Dr. Park did a lumbar puncture to look for a sub-arachnoid hemorrhage which would explain the DIC. She asked about his voices, and suggested that he heard his brother because his mother suppressed his memory. She suggested counselling. However, as she completed the lumbar puncture, she realized his cerebro-spinal fluid pressure was far above normal.
Derrick’s mother finally arrived at the hospital. Dr. Adams explained that the high CSF pressure and other symptoms may have just been due to a severe migraine. She started him on medication and scheduled an MRI. When Derrick’s mother saw the photo of Christopher, Dr. Adams explained that Derrick had been hearing his brother’s voice for ten years and the suppression of his grief may be the cause of some of his symptoms. Derrick asked his mother to tell him about Christopher, but instead she made an excuse to leave the room.
However, the MRI showed his blood vessels were not reactive, ruling out a migraine. Derrick started complaining he didn’t feel well and Dr. Park assured him they were almost finished. However, when they removed him from the machine, Derrick mistook Dr. Park for Dr. Adams. However, they were interrupted when the ceiling collapsed and water poured into the MRI room. This had the effect of knocking out power to the entire wing of the hospital and causing extensive water damage.
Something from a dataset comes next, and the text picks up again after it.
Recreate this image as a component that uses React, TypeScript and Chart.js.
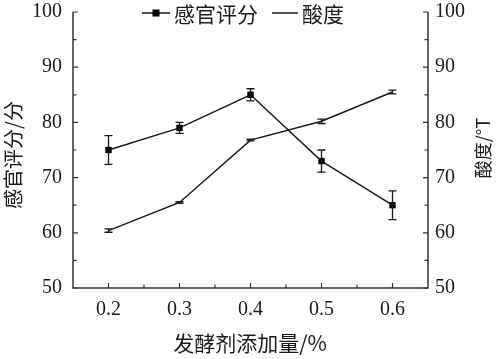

Dr. Park told Dr. House about the patient’s error in mistaking her for Dr. Adams. Dr. House grabbed a hypodermic syringe and told his team to follow him. When he reached the patient, he asked his team what would happen if he stuck the needle into the patient’s eardrum. Dr. Adams realized the patient would feel severe pain. Dr. House proceeded and asked what would come out when he drew back the plunger and Dr. Park noted that there is nothing behind the eardrum but air. However, when Dr. House showed them, the syringe was full of blood. The patient was suffering from a persistent stapedial artery, an artery that usually disappears in the developing fetus. It pressed on the temporal lobe causing the auditory hallucinations, dizziness and nosebleed. He just needed surgery. The patient realized that the voices would disappear.
However, the surgery had to be delayed because the patient attempted suicide by drinking ammonia. Dr. Park reported this to Dr. House, who went to see the patient. Dr. House assaulted the patient, saying that if he wanted to die, he was willing to help. When the patient struggled, Dr. House noted that it was clear his instincts were to stay alive. Dr. Park and the patient’s mother tried to stop him, but were overpowered. He was only stopped when Dr. Park struck him on the head with his cane.
Derrick’s mother removed the picture of Christopher from his room. He agreed to surgery if she agreed to bring it back, and she agreed.
The surgery went well and Derrick was on the road to recovery. He had stopped hearing voices. His mother returned the picture, and finally brought him several other photos of his brother.